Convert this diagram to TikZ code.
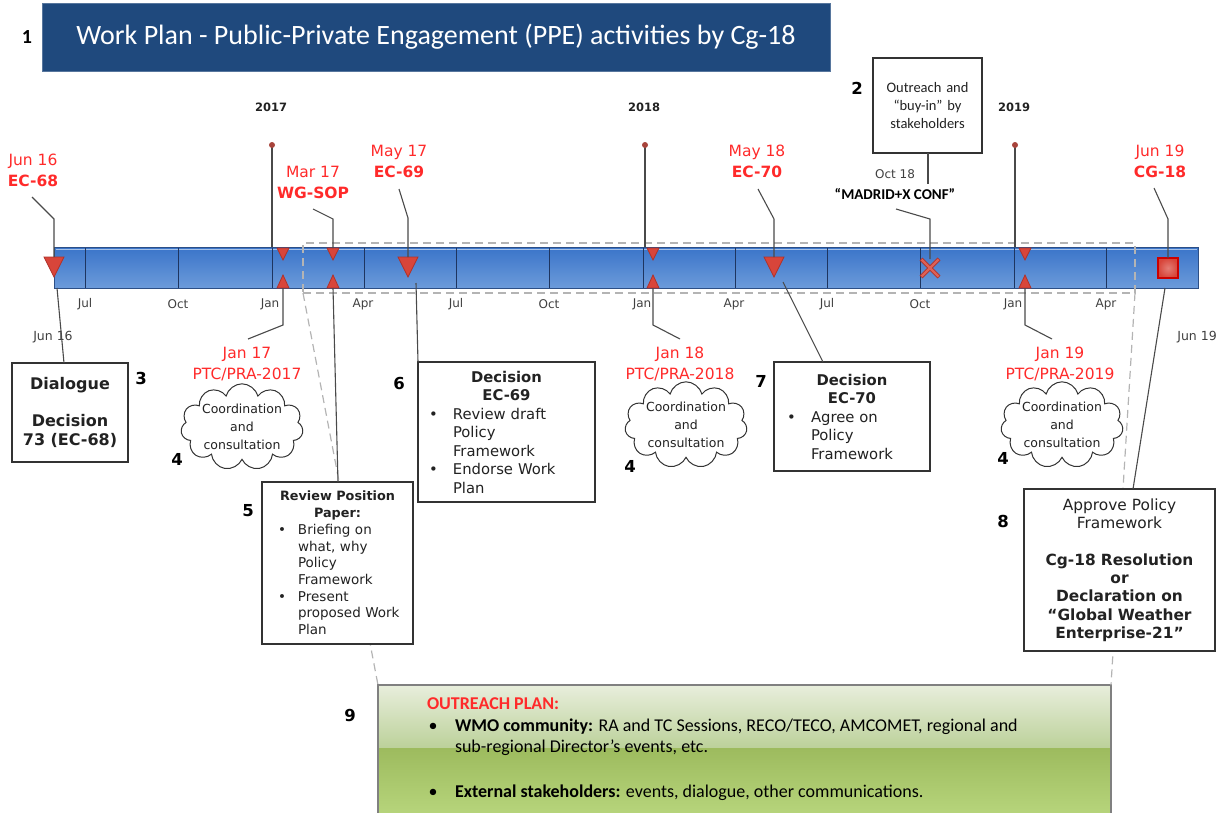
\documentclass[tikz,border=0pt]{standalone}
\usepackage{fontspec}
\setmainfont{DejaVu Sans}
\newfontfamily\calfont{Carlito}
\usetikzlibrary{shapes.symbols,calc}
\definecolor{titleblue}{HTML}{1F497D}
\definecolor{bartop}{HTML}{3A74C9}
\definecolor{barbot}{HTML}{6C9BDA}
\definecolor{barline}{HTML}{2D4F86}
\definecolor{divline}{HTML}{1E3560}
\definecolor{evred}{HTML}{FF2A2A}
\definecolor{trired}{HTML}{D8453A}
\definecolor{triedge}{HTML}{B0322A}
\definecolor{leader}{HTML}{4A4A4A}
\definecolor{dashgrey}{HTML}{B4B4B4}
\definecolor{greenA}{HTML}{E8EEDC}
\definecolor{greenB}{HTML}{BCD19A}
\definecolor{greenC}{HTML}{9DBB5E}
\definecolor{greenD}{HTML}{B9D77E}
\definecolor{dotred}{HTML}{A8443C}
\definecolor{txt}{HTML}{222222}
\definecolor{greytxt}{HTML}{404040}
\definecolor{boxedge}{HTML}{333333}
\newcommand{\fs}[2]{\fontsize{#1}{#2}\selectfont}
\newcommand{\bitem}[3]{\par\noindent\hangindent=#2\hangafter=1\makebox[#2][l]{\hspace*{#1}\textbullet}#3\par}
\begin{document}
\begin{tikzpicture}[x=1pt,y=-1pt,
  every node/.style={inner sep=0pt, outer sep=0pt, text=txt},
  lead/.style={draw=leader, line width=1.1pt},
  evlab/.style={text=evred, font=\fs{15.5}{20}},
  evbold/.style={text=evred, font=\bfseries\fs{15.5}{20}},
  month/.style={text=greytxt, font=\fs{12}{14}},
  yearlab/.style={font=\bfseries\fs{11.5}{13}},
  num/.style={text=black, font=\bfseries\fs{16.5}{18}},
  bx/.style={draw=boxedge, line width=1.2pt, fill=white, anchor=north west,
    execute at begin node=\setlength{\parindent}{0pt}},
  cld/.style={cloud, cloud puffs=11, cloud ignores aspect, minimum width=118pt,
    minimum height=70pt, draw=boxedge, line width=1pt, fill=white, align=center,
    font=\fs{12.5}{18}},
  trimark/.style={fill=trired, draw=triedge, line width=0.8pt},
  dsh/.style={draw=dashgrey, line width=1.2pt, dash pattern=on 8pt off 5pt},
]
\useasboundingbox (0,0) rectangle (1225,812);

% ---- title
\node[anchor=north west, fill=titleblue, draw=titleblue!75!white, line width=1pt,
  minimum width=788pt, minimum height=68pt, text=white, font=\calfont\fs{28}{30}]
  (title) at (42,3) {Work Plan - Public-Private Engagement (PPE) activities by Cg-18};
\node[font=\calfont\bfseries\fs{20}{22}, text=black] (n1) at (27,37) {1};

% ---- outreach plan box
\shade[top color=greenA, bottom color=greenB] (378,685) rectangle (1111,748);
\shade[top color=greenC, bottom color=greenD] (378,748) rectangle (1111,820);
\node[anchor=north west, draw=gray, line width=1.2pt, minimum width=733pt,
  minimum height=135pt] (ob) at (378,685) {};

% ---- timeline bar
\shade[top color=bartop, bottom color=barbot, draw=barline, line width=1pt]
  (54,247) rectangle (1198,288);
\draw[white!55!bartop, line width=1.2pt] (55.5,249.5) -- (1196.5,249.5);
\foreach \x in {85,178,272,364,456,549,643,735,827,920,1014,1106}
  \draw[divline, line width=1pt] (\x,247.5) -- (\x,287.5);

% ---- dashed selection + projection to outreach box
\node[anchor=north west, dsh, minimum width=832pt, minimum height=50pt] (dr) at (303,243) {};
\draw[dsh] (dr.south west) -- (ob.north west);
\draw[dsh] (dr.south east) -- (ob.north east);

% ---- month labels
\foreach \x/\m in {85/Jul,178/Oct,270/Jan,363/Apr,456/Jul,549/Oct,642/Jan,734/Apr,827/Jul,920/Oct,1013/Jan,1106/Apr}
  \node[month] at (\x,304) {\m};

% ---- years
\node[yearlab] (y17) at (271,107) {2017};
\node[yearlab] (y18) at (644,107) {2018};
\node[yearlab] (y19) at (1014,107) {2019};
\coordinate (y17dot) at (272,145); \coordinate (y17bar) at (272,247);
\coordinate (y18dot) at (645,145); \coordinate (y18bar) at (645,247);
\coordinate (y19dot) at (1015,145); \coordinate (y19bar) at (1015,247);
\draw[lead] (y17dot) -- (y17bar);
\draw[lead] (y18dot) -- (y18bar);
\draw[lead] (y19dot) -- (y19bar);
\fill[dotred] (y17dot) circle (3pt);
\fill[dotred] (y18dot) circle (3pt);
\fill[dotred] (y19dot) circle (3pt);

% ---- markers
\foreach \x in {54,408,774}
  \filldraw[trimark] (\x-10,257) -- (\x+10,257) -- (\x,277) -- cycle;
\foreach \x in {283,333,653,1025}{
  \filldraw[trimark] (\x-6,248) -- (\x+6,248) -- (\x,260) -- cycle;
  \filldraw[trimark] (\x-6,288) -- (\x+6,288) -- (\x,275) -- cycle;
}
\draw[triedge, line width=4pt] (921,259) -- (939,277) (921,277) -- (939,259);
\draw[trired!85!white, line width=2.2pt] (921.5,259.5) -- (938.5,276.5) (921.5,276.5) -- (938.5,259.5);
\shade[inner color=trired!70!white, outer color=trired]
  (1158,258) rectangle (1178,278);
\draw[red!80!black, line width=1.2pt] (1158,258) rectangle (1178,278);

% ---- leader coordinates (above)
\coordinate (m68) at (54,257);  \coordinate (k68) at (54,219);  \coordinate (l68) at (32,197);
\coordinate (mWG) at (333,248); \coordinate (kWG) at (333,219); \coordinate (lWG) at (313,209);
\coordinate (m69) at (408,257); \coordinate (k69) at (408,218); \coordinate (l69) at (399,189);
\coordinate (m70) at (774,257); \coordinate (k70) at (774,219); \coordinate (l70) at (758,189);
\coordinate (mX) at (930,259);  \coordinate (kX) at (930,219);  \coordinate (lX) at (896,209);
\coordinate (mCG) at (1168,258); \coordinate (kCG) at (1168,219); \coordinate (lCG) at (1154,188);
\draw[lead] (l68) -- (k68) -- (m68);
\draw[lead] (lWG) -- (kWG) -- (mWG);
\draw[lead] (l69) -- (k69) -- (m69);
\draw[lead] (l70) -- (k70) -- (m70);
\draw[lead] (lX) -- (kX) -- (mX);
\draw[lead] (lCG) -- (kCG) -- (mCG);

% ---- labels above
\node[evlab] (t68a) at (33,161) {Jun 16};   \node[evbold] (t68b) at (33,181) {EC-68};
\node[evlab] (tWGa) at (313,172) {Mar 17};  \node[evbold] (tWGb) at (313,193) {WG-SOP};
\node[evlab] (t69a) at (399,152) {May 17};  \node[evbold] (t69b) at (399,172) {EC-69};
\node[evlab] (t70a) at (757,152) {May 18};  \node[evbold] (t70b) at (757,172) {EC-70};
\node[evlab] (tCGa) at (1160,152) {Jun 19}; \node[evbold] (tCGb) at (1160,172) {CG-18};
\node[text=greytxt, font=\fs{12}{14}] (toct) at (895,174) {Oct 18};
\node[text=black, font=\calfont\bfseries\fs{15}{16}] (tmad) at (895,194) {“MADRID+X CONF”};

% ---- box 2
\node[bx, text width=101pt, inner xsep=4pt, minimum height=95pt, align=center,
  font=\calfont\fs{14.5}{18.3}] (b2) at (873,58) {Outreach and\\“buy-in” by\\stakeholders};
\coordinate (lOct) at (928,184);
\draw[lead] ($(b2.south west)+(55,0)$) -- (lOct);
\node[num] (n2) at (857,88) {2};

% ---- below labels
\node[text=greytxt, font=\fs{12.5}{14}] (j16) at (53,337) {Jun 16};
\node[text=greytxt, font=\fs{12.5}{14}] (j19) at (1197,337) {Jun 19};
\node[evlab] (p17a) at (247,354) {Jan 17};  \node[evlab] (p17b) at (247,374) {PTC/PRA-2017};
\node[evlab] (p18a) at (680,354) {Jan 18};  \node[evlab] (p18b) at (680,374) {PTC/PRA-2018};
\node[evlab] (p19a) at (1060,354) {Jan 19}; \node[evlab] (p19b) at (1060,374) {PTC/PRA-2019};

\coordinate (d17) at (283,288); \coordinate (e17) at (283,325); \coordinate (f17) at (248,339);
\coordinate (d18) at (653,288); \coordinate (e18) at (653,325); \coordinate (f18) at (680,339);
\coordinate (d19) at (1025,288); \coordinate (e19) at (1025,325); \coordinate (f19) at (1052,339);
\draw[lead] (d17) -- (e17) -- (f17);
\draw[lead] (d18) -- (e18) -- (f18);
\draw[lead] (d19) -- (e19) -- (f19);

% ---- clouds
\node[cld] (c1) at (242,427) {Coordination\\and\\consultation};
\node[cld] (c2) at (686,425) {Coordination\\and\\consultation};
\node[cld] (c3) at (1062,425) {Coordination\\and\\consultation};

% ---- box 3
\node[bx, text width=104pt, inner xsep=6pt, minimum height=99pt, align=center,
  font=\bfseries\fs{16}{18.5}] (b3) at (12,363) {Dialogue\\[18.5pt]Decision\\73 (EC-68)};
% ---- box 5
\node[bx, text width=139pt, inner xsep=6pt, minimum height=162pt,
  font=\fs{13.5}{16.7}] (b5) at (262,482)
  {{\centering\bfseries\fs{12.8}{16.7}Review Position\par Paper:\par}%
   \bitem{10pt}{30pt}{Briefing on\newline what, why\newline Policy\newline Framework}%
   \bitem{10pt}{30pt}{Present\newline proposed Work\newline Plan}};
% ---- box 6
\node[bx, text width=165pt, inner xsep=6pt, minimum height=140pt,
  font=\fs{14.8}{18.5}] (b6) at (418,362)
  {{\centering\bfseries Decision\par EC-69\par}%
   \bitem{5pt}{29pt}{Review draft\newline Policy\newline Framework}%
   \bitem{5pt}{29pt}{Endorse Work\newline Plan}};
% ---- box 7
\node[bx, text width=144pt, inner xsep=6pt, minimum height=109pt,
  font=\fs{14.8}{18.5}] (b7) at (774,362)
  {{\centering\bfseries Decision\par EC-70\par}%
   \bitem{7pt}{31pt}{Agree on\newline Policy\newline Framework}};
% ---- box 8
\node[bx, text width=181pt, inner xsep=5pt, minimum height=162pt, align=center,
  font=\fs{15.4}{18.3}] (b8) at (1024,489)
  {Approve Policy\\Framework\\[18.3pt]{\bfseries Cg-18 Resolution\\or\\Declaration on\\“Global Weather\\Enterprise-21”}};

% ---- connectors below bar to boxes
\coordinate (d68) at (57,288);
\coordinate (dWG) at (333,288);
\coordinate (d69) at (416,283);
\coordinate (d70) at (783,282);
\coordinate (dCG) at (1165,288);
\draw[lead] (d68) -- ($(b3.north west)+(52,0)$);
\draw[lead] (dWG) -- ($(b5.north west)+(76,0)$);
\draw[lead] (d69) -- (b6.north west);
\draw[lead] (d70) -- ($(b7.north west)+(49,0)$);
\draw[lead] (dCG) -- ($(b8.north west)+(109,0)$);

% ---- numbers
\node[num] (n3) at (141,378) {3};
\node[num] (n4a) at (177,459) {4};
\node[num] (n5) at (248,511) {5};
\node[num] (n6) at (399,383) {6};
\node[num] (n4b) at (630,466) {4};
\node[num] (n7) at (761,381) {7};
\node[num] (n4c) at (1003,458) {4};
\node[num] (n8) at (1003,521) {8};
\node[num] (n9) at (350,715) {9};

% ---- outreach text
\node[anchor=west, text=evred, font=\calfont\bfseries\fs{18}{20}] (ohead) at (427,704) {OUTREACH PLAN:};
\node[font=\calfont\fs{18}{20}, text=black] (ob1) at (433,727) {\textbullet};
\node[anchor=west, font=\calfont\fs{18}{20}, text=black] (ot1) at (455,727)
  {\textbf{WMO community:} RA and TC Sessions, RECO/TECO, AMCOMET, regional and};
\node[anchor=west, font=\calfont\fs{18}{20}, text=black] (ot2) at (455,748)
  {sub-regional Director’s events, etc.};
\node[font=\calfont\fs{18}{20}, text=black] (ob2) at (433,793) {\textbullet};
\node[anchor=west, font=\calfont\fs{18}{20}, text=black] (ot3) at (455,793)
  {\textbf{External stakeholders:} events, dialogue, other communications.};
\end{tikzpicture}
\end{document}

=-=-=-=-=

• [WHAT YOU HAVE TO DO]:
Take the lines from the start of the material to the line with "(0,0) rectangle (1225,812);", both included, and transcribe them exactly without the pictures.

• [EXERCISE SOLUTION]:
Convert this diagram to TikZ code.
\documentclass[tikz,border=0pt]{standalone}
\usepackage{fontspec}
\setmainfont{DejaVu Sans}
\newfontfamily\calfont{Carlito}
\usetikzlibrary{shapes.symbols,calc}
\definecolor{titleblue}{HTML}{1F497D}
\definecolor{bartop}{HTML}{3A74C9}
\definecolor{barbot}{HTML}{6C9BDA}
\definecolor{barline}{HTML}{2D4F86}
\definecolor{divline}{HTML}{1E3560}
\definecolor{evred}{HTML}{FF2A2A}
\definecolor{trired}{HTML}{D8453A}
\definecolor{triedge}{HTML}{B0322A}
\definecolor{leader}{HTML}{4A4A4A}
\definecolor{dashgrey}{HTML}{B4B4B4}
\definecolor{greenA}{HTML}{E8EEDC}
\definecolor{greenB}{HTML}{BCD19A}
\definecolor{greenC}{HTML}{9DBB5E}
\definecolor{greenD}{HTML}{B9D77E}
\definecolor{dotred}{HTML}{A8443C}
\definecolor{txt}{HTML}{222222}
\definecolor{greytxt}{HTML}{404040}
\definecolor{boxedge}{HTML}{333333}
\newcommand{\fs}[2]{\fontsize{#1}{#2}\selectfont}
\newcommand{\bitem}[3]{\par\noindent\hangindent=#2\hangafter=1\makebox[#2][l]{\hspace*{#1}\textbullet}#3\par}
\begin{document}
\begin{tikzpicture}[x=1pt,y=-1pt,
  every node/.style={inner sep=0pt, outer sep=0pt, text=txt},
  lead/.style={draw=leader, line width=1.1pt},
  evlab/.style={text=evred, font=\fs{15.5}{20}},
  evbold/.style={text=evred, font=\bfseries\fs{15.5}{20}},
  month/.style={text=greytxt, font=\fs{12}{14}},
  yearlab/.style={font=\bfseries\fs{11.5}{13}},
  num/.style={text=black, font=\bfseries\fs{16.5}{18}},
  bx/.style={draw=boxedge, line width=1.2pt, fill=white, anchor=north west,
    execute at begin node=\setlength{\parindent}{0pt}},
  cld/.style={cloud, cloud puffs=11, cloud ignores aspect, minimum width=118pt,
    minimum height=70pt, draw=boxedge, line width=1pt, fill=white, align=center,
    font=\fs{12.5}{18}},
  trimark/.style={fill=trired, draw=triedge, line width=0.8pt},
  dsh/.style={draw=dashgrey, line width=1.2pt, dash pattern=on 8pt off 5pt},
]
\useasboundingbox (0,0) rectangle (1225,812);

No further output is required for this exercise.